Passado um ano o mundo ainda pergunta o que é que João Paulo II tinha de especial para, tanto em vida como na morte, arrastar assim multidões, em meu entender, diria que foram três as principais linhas de orientação que o Papa nos deixou.
Em primeiro lugar, a linha da autenticidade da sua fé e das suas convicções. É muito frequente, no presente e no passado, encontrarmos líderes que dizem defender determinados princípios mas não agirem em coerência com os valores correspondentes.
George Bush, por exemplo, por mais que badale ao mundo os seus propósitos humanitários contra a tirania de Saddam Hussein, continuará a deixar uma grande parte da Humanidade incrédula quanto a esses propósitos, e muitos continuarão a ver no petróleo a sua verdadeira motivação da invasão do Iraque.
Também Fidel Castro se apresenta como um combatente da liberdade contra a tirania, mas ele próprio mete na cadeia e priva das liberdades mais elementares todos quantos se lhe atravessam no caminho.
Em João Paulo II, concorde-se ou não com os seus valores, é difícil haver alguém a acusá-lo de incoerência entre os valores espirituais que apregoava e a sua própria vida. Esta mais não foi do que a expressão genuína de uma doutrina e de uma fé que o orientaram em toda a sua vida.
Em segundo lugar, a linha da relevância dos valores espirituais. No passado, vários personagens – do mundo do pensamento, como Nietzsche, ou do mundo da ideologia, como Marx – decretaram a morte de Deus e dos valores espirituais. No entanto, hoje como sempre, uma grande parte dos seres humanos não encontra plena satisfação para as suas aspirações mais profundas fora dos valores intemporais do Transcendente e do Eterno.
Vulgarmente, eu direi mesmo instintivamente, as pessoas vivem o seu dia a dia preocupadas ou entretidas apenas com os problemas do dinheiro ou do poder. E se é certo que estes dois valores não são um mal em si mesmos, podendo sê-lo no uso que se faz deles, não é menos verdade que eles são insuficientes para satisfazer os desejos mais profundos de felicidade que todo o ser humano comporta. João Paulo II irradiava do seu rosto uma felicidade que não resultava de ser uma pessoa rica ou com poder, mas de uma vivência autêntica de espiritualidade e de comunhão com o Outro. E aqui reside a terceira linha ou lição do Papa agora falecido, ou seja, a linha da abertura ao Outro. Antes dele, nunca nenhum Papa tivera a mesma simpatia tanto junto dos católicos como dos outros cristãos, dos árabes como dos judeus, dos crentes como dos não crentes. Para lá das contingências e das circunstâncias da confissão de fé, da etnia e da ideologia política, João Paulo II via sempre em cada pessoa o ser humano que era. Neste capítulo, um senão lhe é apontado por algumas vozes silenciadas durante o seu pontificado: dentro da Igreja Católica, João Paulo II não deu sinais da mesma tolerância e da mesma abertura ao Outro, como aconteceu em relação aos que professavam outros credos e outras ideologias. Mesmo que assim tenha sido e mesmo que essa inflexibilidade de que deu mostras dentro da própria Igreja tenha resultado de si próprio e não dos seus colaboradores mais dogmáticos e mais conservadores, nem por isso o seu carisma fica diminuído, porque perfeito, como diz o povo, só Deus.

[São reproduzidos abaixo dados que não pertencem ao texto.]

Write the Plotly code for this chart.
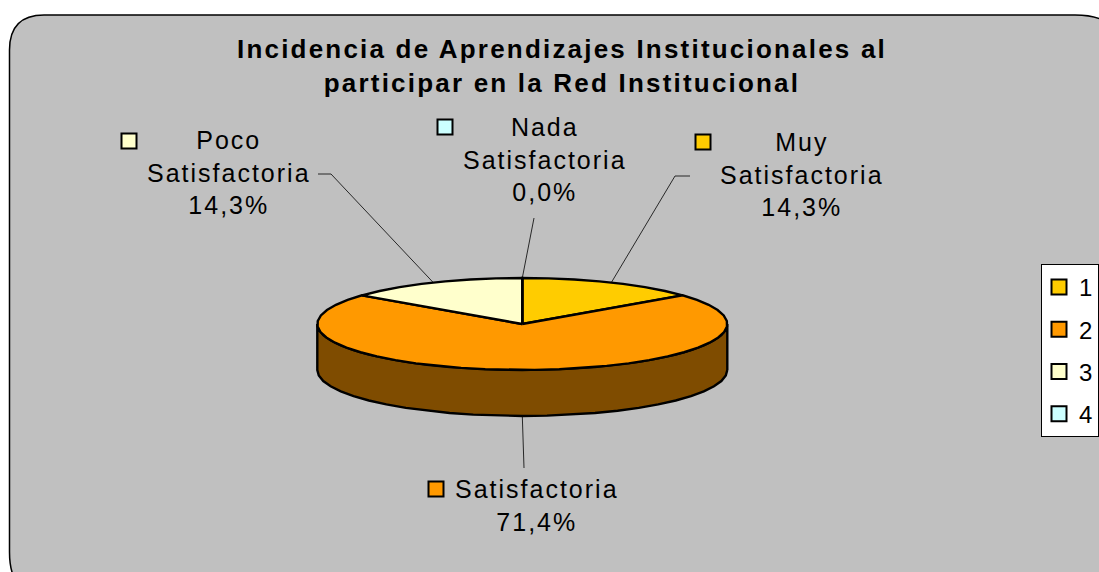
import math
import plotly.graph_objects as go

# Data
legend_names = ["1", "2", "3", "4"]
categories = ["Muy<br>Satisfactoria", "Satisfactoria", "Poco<br>Satisfactoria", "Nada<br>Satisfactoria"]
values = [14.3, 71.4, 14.3, 0.0]
colors = ["#FFCC00", "#FF9900", "#FFFFCC", "#CCFFFF"]
wall_color = "#7F4C00"

# Layout of the pie in pixel space
W, H = 1099, 572
CX, CY, RX, RY, DEPTH = 522.3, 324, 205, 46, 46
STEP = 7.0
FONT = "Liberation Sans, Arial, sans-serif"
swatch_x = [703, 436, 129, 445]
swatch_y = [142, 489, 141, 127]
label_x = [802, 537, 228.5, 544.5]
label_y = [174.5, 505.5, 172.5, 159.5]
leader_mid = [[(675, 176), (690, 176)], [(524, 468)], [(331, 174), (318, 174)], [(533, 226), (534, 218)]]


def pt(a, dy=0):
    r = math.radians(a)
    return CX + RX * math.sin(r), CY - RY * math.cos(r) + dy


def arc(a0, a1, dy=0):
    n = max(1, int(round((a1 - a0) / STEP)))
    return [pt(a0 + (a1 - a0) * i / n, dy) for i in range(n + 1)]


fig = go.Figure()
total = sum(values)

# side wall (front half of the rim)
low = arc(90, 270, DEPTH)
top = arc(90, 270)
wall = low + top[::-1] + [low[0]]
fig.add_trace(go.Scatter(x=[p[0] for p in wall], y=[p[1] for p in wall], mode="lines", fill="toself",
                         fillcolor=wall_color, line=dict(color="black", width=2.4), showlegend=False, hoverinfo="skip"))

# top slices, clockwise from 12 o'clock
start = 0.0
mids = []
for v, c in zip(values, colors):
    sweep = 360 * v / total
    mids.append(start + sweep / 2)
    poly = [(CX, CY)] + arc(start, start + sweep) + [(CX, CY)]
    fig.add_trace(go.Scatter(x=[p[0] for p in poly], y=[p[1] for p in poly], mode="lines", fill="toself",
                             fillcolor=c, line=dict(color="black", width=2.4), showlegend=False, hoverinfo="skip"))
    start += sweep

# leader lines
for m, mid in zip(mids, leader_mid):
    front = 90 < m < 270
    a = pt(m, DEPTH if front else 0)
    pts = [a] + mid
    fig.add_trace(go.Scatter(x=[p[0] for p in pts], y=[p[1] for p in pts], mode="lines",
                             line=dict(color="black", width=0.8), showlegend=False, hoverinfo="skip"))

# swatches beside the labels, also the legend entries
for i, name in enumerate(legend_names):
    fig.add_trace(go.Scatter(x=[swatch_x[i]], y=[swatch_y[i]], mode="markers", name=name, legendgroup=name,
                             marker=dict(symbol="square", size=15, color=colors[i], line=dict(color="black", width=2)),
                             hoverinfo="skip"))

# data labels
annotations = []
for i, cat in enumerate(categories):
    pct = f"{values[i]:.1f}".replace(".", ",") + "%"
    annotations.append(dict(x=label_x[i], y=label_y[i], xref="x", yref="y", text=f"{cat}<br>{pct}", showarrow=False,
                            xanchor="center", yanchor="middle", align="center",
                            font=dict(family=FONT, size=25, color="black")))

fig.update_layout(
    width=W, height=H, autosize=False,
    margin=dict(l=0, r=0, t=0, b=0, autoexpand=False),
    paper_bgcolor="white", plot_bgcolor="rgba(0,0,0,0)",
    xaxis=dict(range=[0, W], visible=False, fixedrange=True),
    yaxis=dict(range=[H, 0], visible=False, fixedrange=True),
    title=dict(text="Incidencia de Aprendizajes Institucionales al<br>participar en la Red Institucional",
               x=562 / W, xanchor="center", y=1 - 58 / H, yanchor="top",
               font=dict(family=FONT, size=26, color="black", weight="bold")),
    annotations=annotations,
    legend=dict(x=1041 / W, xanchor="left", y=1 - 264 / H, yanchor="top", bgcolor="white",
                bordercolor="black", borderwidth=1, traceorder="grouped", tracegroupgap=8, indentation=-3,
                entrywidth=40, entrywidthmode="pixels",
                font=dict(family=FONT, size=24, color="black")),
    shapes=[dict(type="path", layer="below",
                 path="M 9.5 50 Q 9.5 15 44 15 L 1075 15 Q 1120 15 1120 50 L 1120 560 Q 1120 595 1085 595 "
                      "L 44 595 Q 9.5 595 9.5 552 Z",
                 fillcolor="#C0C0C0", line=dict(color="black", width=1.5))],
)

post = """
document.body.style.margin='0';
document.querySelectorAll('.annotation-text').forEach(function(t){t.style.letterSpacing='2px';});
document.querySelectorAll('.gtitle').forEach(function(t){t.style.letterSpacing='2.2px';});
"""
fig.write_html("out.html", post_script=post, config={"displayModeBar": False})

E, acima de tudo, a imagem que perdura de João Paulo II é a imagem de um homem de bem, defensor da paz contra tudo e contra todos, incluindo os mais poderosos do mundo, combatente contra a tirania e contra os totalitarismos de esquerda ou de direita, adversário tanto do colectivismo marxista como do liberalismo selvagem capitalista. Pela sua autenticidade, pela sua espiritualidade desinteressada e pela sua abertura sem reservas ao Outro, João Paulo II foi uma referência e um farol, como muitos lhe chamaram, que apontou caminhos a toda a Humanidade os caminhos da paz contra a violência, da tolerância contra o dogmatismo, da fraternidade e da solidariedade contra o egoísmo, da espiritualidade contra o materialismo.